EXERCISE BRIEF
Reproduce nothing but the lines from the start of the material through the line that includes "(0,0) rectangle (923,520);", both ends included, and omit every picture.

DATA SEGMENT

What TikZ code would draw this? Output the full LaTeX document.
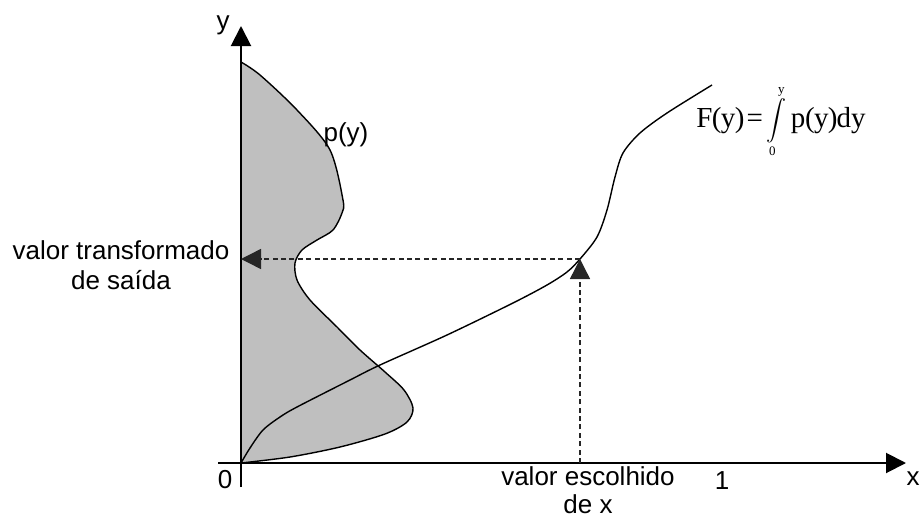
\documentclass[tikz,border=0pt]{standalone}
\usepackage{fontspec}
\setmainfont{Liberation Sans}
\newfontfamily\timesfont{Liberation Serif}
\usetikzlibrary{arrows.meta}

\newcommand{\grenze}[1]{\hbox{\fontsize{6.5}{6.5}\timesfont #1}}

\begin{document}
\begin{tikzpicture}[x=0.5pt, y=-0.5pt,
        every node/.style={font=\fontsize{13}{15}\selectfont, inner sep=1pt},
        achse/.style={draw=black, line width=1pt,
                      -{Triangle[width=10pt,length=10pt]}},
        kurve/.style={draw=black, line width=0.7pt},
        flaeche/.style={kurve, fill=black!25},
        hilfslinie/.style={draw=black!85, line width=0.7pt,
                           dash pattern=on 2.5pt off 1.7pt,
                           -{Triangle[width=10pt,length=10pt]}},
        text2/.style={align=center}
    ]
        \useasboundingbox (0,0) rectangle (923,520);

        \coordinate (orig)    at (241,463);
        \coordinate (xanf)    at (218,463);
        \coordinate (xend)    at (906,463);
        \coordinate (yanf)    at (241,487);
        \coordinate (yend)    at (241,26);
        \coordinate (xwahl)   at (580,463);
        \coordinate (schnitt) at (580,259);
        \coordinate (yaus)    at (241,259);

        % Dichte p(y)
        \filldraw[flaeche] plot[smooth, tension=0.5] coordinates {
            (241,62) (260,75) (297,110) (330,150) (343,200) (342,213)
            (333,230) (317,240) (302,250) (295,263) (297,280) (310,300)
            (337,327) (360,350) (385,372) (404,390) (413,408) (407,422)
            (385,434) (340,447) (290,457) (241,463)} -- cycle;

        % Verteilung F(y)
        \draw[kurve] plot[smooth, tension=0.5] coordinates {
            (241,463) (250,448) (263,430) (280,417) (297,407) (350,380)
            (380,365) (447,335) (513,303) (547,285) (567,272) (580,259)
            (597,237) (607,210) (615,177) (623,153) (640,133) (667,113)
            (712,85)};

        \draw[achse] (xanf) -- (xend);
        \draw[achse] (yanf) -- (yend);

        \draw[hilfslinie] (xwahl) -- (schnitt);
        \draw[hilfslinie] (schnitt) -- (yaus);

        \node (ylab) at (223,25)  {y};
        \node (xlab) at (913,479) {x};
        \node (null) at (225,480) {0};
        \node (eins) at (722,481) {1};
        \node (plab) at (346,135) {p(y)};

        \node[text2] (aus) at (121,265) {valor transformado\\de saída};
        \node[text2, font=\fontsize{13}{14}\selectfont] (wahl) at (588,490)
            {valor escolhido\\de x};

        \node[font=\fontsize{14.5}{16}\timesfont, anchor=base west, inner sep=0pt]
            (formel) at (696,127)
            {F\kern-0.3pt(\kern-0.3pt y\kern-0.3pt)\kern1pt=\kern2pt{\fontsize{11.5}{12}\selectfont$\displaystyle\int\limits_{\grenze{0}}^{\grenze{y}}$}\kern2pt p\kern-0.2pt(\kern-0.3pt y\kern-0.3pt)\kern-0.5pt dy};
    \end{tikzpicture}
\end{document}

ANSWER TO THIS TASK
What TikZ code would draw this? Output the full LaTeX document.
\documentclass[tikz,border=0pt]{standalone}
\usepackage{fontspec}
\setmainfont{Liberation Sans}
\newfontfamily\timesfont{Liberation Serif}
\usetikzlibrary{arrows.meta}

\newcommand{\grenze}[1]{\hbox{\fontsize{6.5}{6.5}\timesfont #1}}

\begin{document}
\begin{tikzpicture}[x=0.5pt, y=-0.5pt,
        every node/.style={font=\fontsize{13}{15}\selectfont, inner sep=1pt},
        achse/.style={draw=black, line width=1pt,
                      -{Triangle[width=10pt,length=10pt]}},
        kurve/.style={draw=black, line width=0.7pt},
        flaeche/.style={kurve, fill=black!25},
        hilfslinie/.style={draw=black!85, line width=0.7pt,
                           dash pattern=on 2.5pt off 1.7pt,
                           -{Triangle[width=10pt,length=10pt]}},
        text2/.style={align=center}
    ]
        \useasboundingbox (0,0) rectangle (923,520);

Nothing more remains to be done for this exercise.